The 450-page report into management and regulatory failings at RBSin the run-up to its ill-fated 2007 takeover of Dutch rival ABN Amro – which the FSA dubs “a gamble” – outlines a catalogue of errors that triggered the biggest bank failure of the financial crisis.

The failure of RBS – the biggest bail-out of the financial crisis in Britain – cost UK taxpayers £45 billion ($70.2 billion) in equity injections. Last year the FSA terminated a 17-month investigation into RBS with a brief statement, insisting that a report would “add little” to public understanding of what went wrong. The FSA admitted on Monday that three reports had been compiled at the time by consultants at PwC, with the findings now summarised as part of the new document.

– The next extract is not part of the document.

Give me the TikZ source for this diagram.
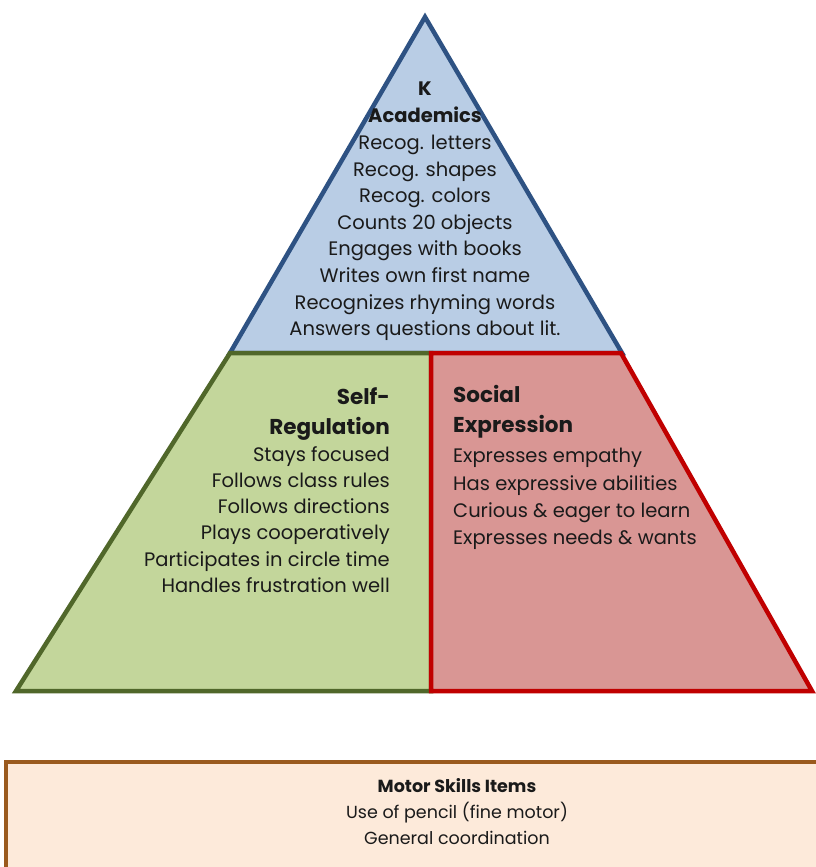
\documentclass[tikz,border=0pt]{standalone}
\usepackage{fontspec}
\setmainfont{Poppins}
\definecolor{acfill}{HTML}{B9CDE5}
\definecolor{acdraw}{HTML}{2E5283}
\definecolor{srfill}{HTML}{C3D69B}
\definecolor{srdraw}{HTML}{50672A}
\definecolor{sefill}{HTML}{D99694}
\definecolor{sedraw}{HTML}{C00000}
\definecolor{mofill}{HTML}{FDEADA}
\definecolor{modraw}{HTML}{9A5A1E}
\definecolor{txt}{HTML}{1A1A1A}
\tikzset{
  item/.style={inner sep=0pt, text=txt, font=\fontsize{19.5}{22}\selectfont},
  head/.style={inner sep=0pt, text=txt, font=\fontsize{19.5}{22}\selectfont\bfseries},
  bighead/.style={inner sep=0pt, text=txt, font=\fontsize{21.5}{24}\selectfont\bfseries},
  mitem/.style={inner sep=0pt, text=txt, font=\fontsize{17.5}{20}\selectfont},
  mhead/.style={inner sep=0pt, text=txt, font=\fontsize{17.5}{20}\selectfont\bfseries},
}
\begin{document}
\begin{tikzpicture}[x=1pt,y=-1pt,line join=miter]
\useasboundingbox (0,0) rectangle (815,867);
\fill[white] (0,0) rectangle (815,867);
% Academics triangle
\path[fill=acfill, draw=acdraw, line width=4.5pt] (425,17) -- (622,353) -- (230,353) -- cycle;
% Self-regulation
\path[fill=srfill, draw=srdraw, line width=4.5pt] (230,353) -- (431,353) -- (431,691) -- (16,691) -- cycle;
% Social expression
\path[fill=sefill, draw=sedraw, line width=4.5pt] (431,353) -- (621,353) -- (812,691) -- (431,691) -- cycle;
% Motor skills box
\path[fill=mofill, draw=modraw, line width=4.5pt] (6,762) rectangle (830,890);

% Academics text
\node[head, anchor=mid] (ak) at (425,93) {K};
\node[head, anchor=mid] (ah) at (425,120) {Academics};
\foreach \t [count=\i] in {Recog. letters, Recog. shapes, Recog. colors, Counts 20 objects, Engages with books, Writes own first name, Recognizes rhyming words, Answers questions about lit.}
  \node[item, anchor=mid] (a\i) at (425,{120+26.65*\i}) {\t};

% Self-regulation text
\node[bighead, anchor=mid east] (sh1) at (390,402) {Self-};
\node[bighead, anchor=mid east] (sh2) at (390,432) {Regulation};
\foreach \t [count=\i] in {Stays focused, Follows class rules, Follows directions, Plays cooperatively, Participates in circle time, Handles frustration well}
  \node[item, anchor=mid east] (s\i) at (390,{432+26.3*\i}) {\t};

% Social expression text
\node[bighead, anchor=mid west] (eh1) at (453,400) {Social};
\node[bighead, anchor=mid west] (eh2) at (453,430) {Expression};
\foreach \t [count=\i] in {Expresses empathy, Has expressive abilities, Curious \& eager to learn, Expresses needs \& wants}
  \node[item, anchor=mid west] (e\i) at (453,{433+27.2*\i}) {\t};

% Motor text
\node[mhead, anchor=mid] (mh) at (457,790) {Motor Skills Items};
\node[mitem, anchor=mid] (m1) at (457,816) {Use of pencil (fine motor)};
\node[mitem, anchor=mid] (m2) at (457,842) {General coordination};
\end{tikzpicture}
\end{document}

To ensure against a similar disaster, the report recommends that UK laws be changed to allow directors at failed banks to be automatically banned, fined and stripped of their remuneration. “The fact that no individual has been found legally responsible for the failure begs the question: if action cannot be taken under existing rules, should not the rules be changed for the future?” it says. The report is also critical of the regulator, and reveals that only six FSA staff were assigned to supervise the UK’s largest bank at the time of its failure.

The report heaps a large portion of the blame for RBS’s collapse on the then Labour government and the UK’s once-trumpeted “light touch” approach to bank regulation. The report specifically cites a 2005 “Better Regulation Action Plan” announcement from then chancellor Gordon Brown, which trumpeted “not just a light touch but a limited touch”.

The report is particularly damning of RBS and former management led by Sir Fred Goodwin, the vilified former chief executive, and Johnny Cameron, former head of investment banking. “Underlying deficiencies in RBS management, governance and culture ... made it prone to make poor decisions, “the report says.

“The bank boardroom should never be the place for initiation or endorsement of a daring strategy. The risks in banking are simply too great,” City grandees Bill Knight and Sir David Walker added in a commentary on the report prepared for the Treasury Select Committee.